Every line holding the string "this" should be gathered.

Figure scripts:
^^^^^^^^

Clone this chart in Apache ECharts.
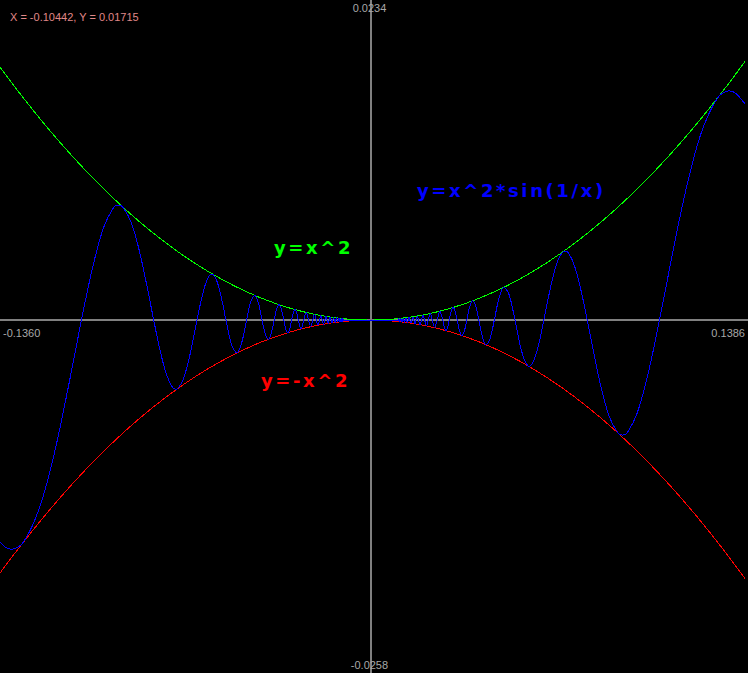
<!DOCTYPE html>
<html><head><meta charset="utf-8">
<script src="https://cdn.jsdelivr.net/npm/echarts@6/dist/echarts.min.js"></script>
<style>
html,body{margin:0;padding:0;background:#000;overflow:hidden;}
#chart{width:748px;height:673px;}
#chart svg path{shape-rendering:crispEdges;}
</style>
</head><body><div id="chart"></div>
<script>
const xRange = [-0.1360, 0.1386];
const yRange = [-0.0258, 0.0234];
const xTickLabels = ['-0.1360', '0.1386'];
const yTickLabels = ['-0.0258', '0.0234'];
const cursorText = 'X = -0.10442, Y = 0.01715';
const curveLabels = ['y=x^2', 'y=-x^2', 'y=x^2*sin(1/x)'];

const paraX = [-0.136, -0.13, -0.12, -0.11, -0.1, -0.09, -0.08, -0.07, -0.06, -0.05, -0.04, -0.03, -0.02, -0.01, 0,
  0.01, 0.02, 0.03, 0.04, 0.05, 0.06, 0.07, 0.08, 0.09, 0.1, 0.11, 0.12, 0.13, 0.1375];
const greenY = [0.018496, 0.0169, 0.0144, 0.0121, 0.01, 0.0081, 0.0064, 0.0049, 0.0036, 0.0025, 0.0016, 0.0009, 0.0004, 0.0001, 0,
  0.0001, 0.0004, 0.0009, 0.0016, 0.0025, 0.0036, 0.0049, 0.0064, 0.0081, 0.01, 0.0121, 0.0144, 0.0169, 0.018906];
const redY = [-0.018496, -0.0169, -0.0144, -0.0121, -0.01, -0.0081, -0.0064, -0.0049, -0.0036, -0.0025, -0.0016, -0.0009, -0.0004, -0.0001, 0,
  -0.0001, -0.0004, -0.0009, -0.0016, -0.0025, -0.0036, -0.0049, -0.0064, -0.0081, -0.01, -0.0121, -0.0144, -0.0169, -0.018906];

const blueLeft = [
  [-0.136, -0.016221], [-0.134025, -0.016595], [-0.13163, -0.016757], [-0.127324, -0.016211],
  [-0.121261, -0.013585], [-0.115749, -0.009474], [-0.110716, -0.004691], [-0.106103, 0],
  [-0.101859, 0.00397], [-0.097942, 0.006783], [-0.094314, 0.008218], [-0.092484, 0.00841],
  [-0.090946, 0.008271], [-0.08781, 0.007124], [-0.084883, 0.005095], [-0.082145, 0.002582],
  [-0.079577, 0], [-0.077166, -0.002279], [-0.074896, -0.003967], [-0.072756, -0.004891],
  [-0.071454, -0.005054], [-0.070736, -0.005004], [-0.068824, -0.004376], [-0.067013, -0.003175],
  [-0.065294, -0.001632], [-0.063662, 0], [-0.062109, 0.001476], [-0.060631, 0.002599],
  [-0.05922, 0.00324], [-0.058266, 0.003372], [-0.057875, 0.003349], [-0.056588, 0.002959],
  [-0.055358, 0.002167], [-0.05418, 0.001123], [-0.053052, 0], [-0.05093, -0.001834],
  [-0.048971, -0.002398], [-0.047157, -0.001572], [-0.045473, 0], [-0.043905, 0.001363],
  [-0.042441, 0.001801], [-0.041072, 0.001193], [-0.039789, 0], [-0.038583, -0.001053],
  [-0.037448, -0.001402], [-0.036378, -0.000936], [-0.035368, 0], [-0.034412, 0.000837],
  [-0.033506, 0.001123], [-0.032647, 0.000754], [-0.031831, 0], [-0.031055, -0.000682],
  [-0.030315, -0.000919], [-0.02961, -0.00062], [-0.028937, 0], [-0.028294, 0.000566],
  [-0.027679, 0.000766], [-0.02709, 0.000519], [-0.026526, 0], [-0.025465, -0.000648],
  [-0.024485, 0], [-0.023578, 0.000556], [-0.022736, 0], [-0.021952, -0.000482],
  [-0.021221, 0], [-0.020536, 0.000422], [-0.019894, 0], [-0.019291, -0.000372],
  [-0.018724, 0], [-0.018189, 0.000331], [-0.017684, 0], [-0.017206, -0.000296],
  [-0.016753, 0], [-0.016324, 0.000266], [-0.015915, 0], [-0.015527, -0.000241],
  [-0.015158, 0], [-0.014805, 0.000219], [-0.014469, 0], [-0.014147, -0.0002],
  [-0.01384, 0], [-0.013545, 0.000183], [-0.013263, 0], [-0.012992, -0.000169],
  [-0.012732, 0], [-0.012483, 0.000156], [-0.012243, 0], [-0.012012, -0.000144],
  [-0.011789, 0], [-0.011575, 0.000134], [-0.011368, 0], [-0.011169, -0.000125],
  [-0.010976, 0], [-0.01079, 0.000116], [-0.01061, 0], [-0.010436, -0.000109],
  [-0.010268, 0], [-0.010105, 0.000102], [-0.009947, 0], [0, 0]
];
const blueRight = [
  [0.009947, 0], [0.010105, -0.000102], [0.010268, 0], [0.010436, 0.000109],
  [0.01061, 0], [0.01079, -0.000116], [0.010976, 0], [0.011169, 0.000125],
  [0.011368, 0], [0.011575, -0.000134], [0.011789, 0], [0.012012, 0.000144],
  [0.012243, 0], [0.012483, -0.000156], [0.012732, 0], [0.012992, 0.000169],
  [0.013263, 0], [0.013545, -0.000183], [0.01384, 0], [0.014147, 0.0002],
  [0.014469, 0], [0.014805, -0.000219], [0.015158, 0], [0.015527, 0.000241],
  [0.015915, 0], [0.016324, -0.000266], [0.016753, 0], [0.017206, 0.000296],
  [0.017684, 0], [0.018189, -0.000331], [0.018724, 0], [0.019291, 0.000372],
  [0.019894, 0], [0.020536, -0.000422], [0.021221, 0], [0.021952, 0.000482],
  [0.022736, 0], [0.023578, -0.000556], [0.024485, 0], [0.025465, 0.000648],
  [0.026526, 0], [0.02709, -0.000519], [0.027679, -0.000766], [0.028294, -0.000566],
  [0.028937, 0], [0.02961, 0.00062], [0.030315, 0.000919], [0.031055, 0.000682],
  [0.031831, 0], [0.032647, -0.000754], [0.033506, -0.001123], [0.034412, -0.000837],
  [0.035368, 0], [0.036378, 0.000936], [0.037448, 0.001402], [0.038583, 0.001053],
  [0.039789, 0], [0.041072, -0.001193], [0.042441, -0.001801], [0.043905, -0.001363],
  [0.045473, 0], [0.047157, 0.001572], [0.048971, 0.002398], [0.05093, 0.001834],
  [0.053052, 0], [0.05418, -0.001123], [0.055358, -0.002167], [0.056588, -0.002959],
  [0.057875, -0.003349], [0.058266, -0.003372], [0.05922, -0.00324], [0.060631, -0.002599],
  [0.062109, -0.001476], [0.063662, 0], [0.065294, 0.001632], [0.067013, 0.003175],
  [0.068824, 0.004376], [0.070736, 0.005004], [0.071454, 0.005054], [0.072756, 0.004891],
  [0.074896, 0.003967], [0.077166, 0.002279], [0.079577, 0], [0.082145, -0.002582],
  [0.084883, -0.005095], [0.08781, -0.007124], [0.090946, -0.008271], [0.092484, -0.00841],
  [0.094314, -0.008218], [0.097942, -0.006783], [0.101859, -0.00397], [0.106103, 0],
  [0.110716, 0.004691], [0.115749, 0.009474], [0.121261, 0.013585], [0.127324, 0.016211],
  [0.13163, 0.016757], [0.134025, 0.016595], [0.1375, 0.015802]
];

const chart = echarts.init(document.getElementById('chart'), null, {renderer: 'svg', width: 748, height: 673});

const axisFont = '11px "Liberation Sans", Arial, sans-serif';
const axisLabelColor = '#a8a8a8';
const curveFont = 'bold 18px "DejaVu Sans", sans-serif';

const option = {
  backgroundColor: '#000000',
  animation: false,
  grid: {left: 0, right: 0, top: 0, bottom: 0, containLabel: false, outerBoundsMode: 'none'},
  xAxis: {
    type: 'value', min: xRange[0], max: xRange[1],
    axisLine: {show: true, onZero: true, lineStyle: {color: '#808080', width: 2}},
    axisTick: {show: false}, splitLine: {show: false}, axisLabel: {show: false}
  },
  yAxis: {
    type: 'value', min: yRange[0], max: yRange[1],
    axisLine: {show: true, onZero: true, lineStyle: {color: '#808080', width: 2}},
    axisTick: {show: false}, splitLine: {show: false}, axisLabel: {show: false}
  },
  series: [
    {type: 'line', name: curveLabels[0], data: paraX.map((x, i) => [x, greenY[i]]),
     symbol: 'none', smooth: 0.33, silent: true, z: 2,
     lineStyle: {color: '#00ff00', width: 1}},
    {type: 'line', name: curveLabels[1], data: paraX.map((x, i) => [x, redY[i]]),
     symbol: 'none', smooth: 0.33, silent: true, z: 2,
     lineStyle: {color: '#ff0000', width: 1}},
    {type: 'line', name: curveLabels[2], data: blueLeft.concat(blueRight),
     symbol: 'none', smooth: 0.33, silent: true, z: 3,
     lineStyle: {color: '#0000ff', width: 1}}
  ]
};
chart.setOption(option);

// axis end labels, anchored through the chart's own scales
const pxMin = chart.convertToPixel({gridIndex: 0}, [xRange[0], 0]);
const pxMax = chart.convertToPixel({gridIndex: 0}, [xRange[1], 0]);
const pyMin = chart.convertToPixel({gridIndex: 0}, [0, yRange[0]]);
const pyMax = chart.convertToPixel({gridIndex: 0}, [0, yRange[1]]);

chart.setOption({
  graphic: [
    {type: 'text', x: pxMin[0] + 3, y: pxMin[1] + 13, silent: true, z: 1,
     style: {text: xTickLabels[0], fill: axisLabelColor, font: axisFont, align: 'left', verticalAlign: 'middle'}},
    {type: 'text', x: pxMax[0] - 3, y: pxMax[1] + 13, silent: true, z: 1,
     style: {text: xTickLabels[1], fill: axisLabelColor, font: axisFont, align: 'right', verticalAlign: 'middle'}},
    {type: 'text', x: pyMax[0] - 1, y: pyMax[1] + 8, silent: true, z: 1,
     style: {text: yTickLabels[1], fill: axisLabelColor, font: axisFont, align: 'center', verticalAlign: 'middle'}},
    {type: 'text', x: pyMin[0] - 1, y: pyMin[1] - 8, silent: true, z: 1,
     style: {text: yTickLabels[0], fill: axisLabelColor, font: axisFont, align: 'center', verticalAlign: 'middle'}},
    {type: 'text', left: 10, top: 11, silent: true,
     style: {text: cursorText, fill: '#e08888', font: axisFont}},
    {type: 'text', left: 274, top: 238, silent: true,
     style: {text: curveLabels[0], fill: '#00ff00', font: curveFont}},
    {type: 'text', left: 261, top: 371, silent: true,
     style: {text: curveLabels[1], fill: '#ff0000', font: curveFont}},
    {type: 'text', left: 417, top: 181, silent: true,
     style: {text: curveLabels[2], fill: '#0000ff', font: curveFont}}
  ]
});

function spaceLabels() {
  document.querySelectorAll('#chart svg text').forEach(function (t) {
    if (curveLabels.indexOf(t.textContent) >= 0) t.style.letterSpacing = '2.6px';
  });
}
spaceLabels();
chart.on('finished', spaceLabels);
</script>
</body></html>
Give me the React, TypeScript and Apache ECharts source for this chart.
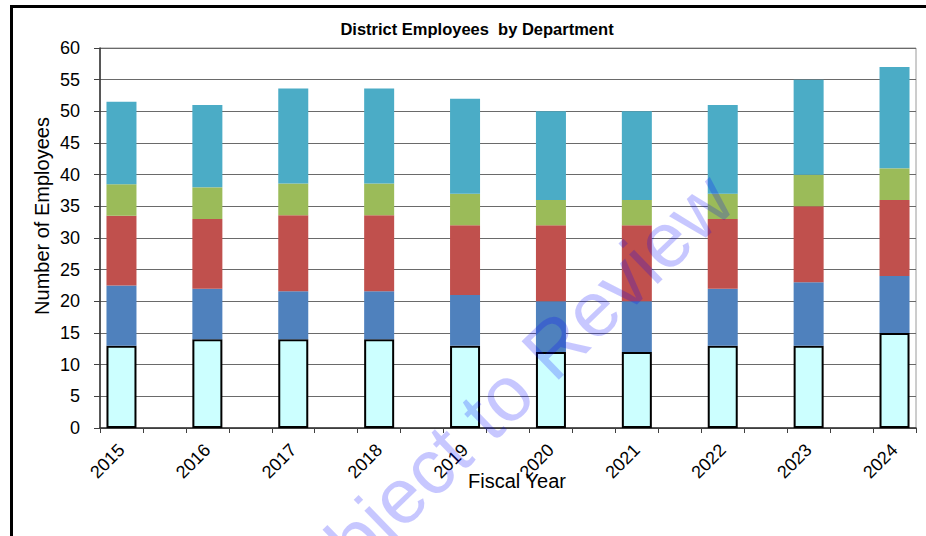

^^^^^^^^

**EXERCISE OUTPUT**
Clone this chart in Apache ECharts.
Give me the React, TypeScript and Apache ECharts source for this chart.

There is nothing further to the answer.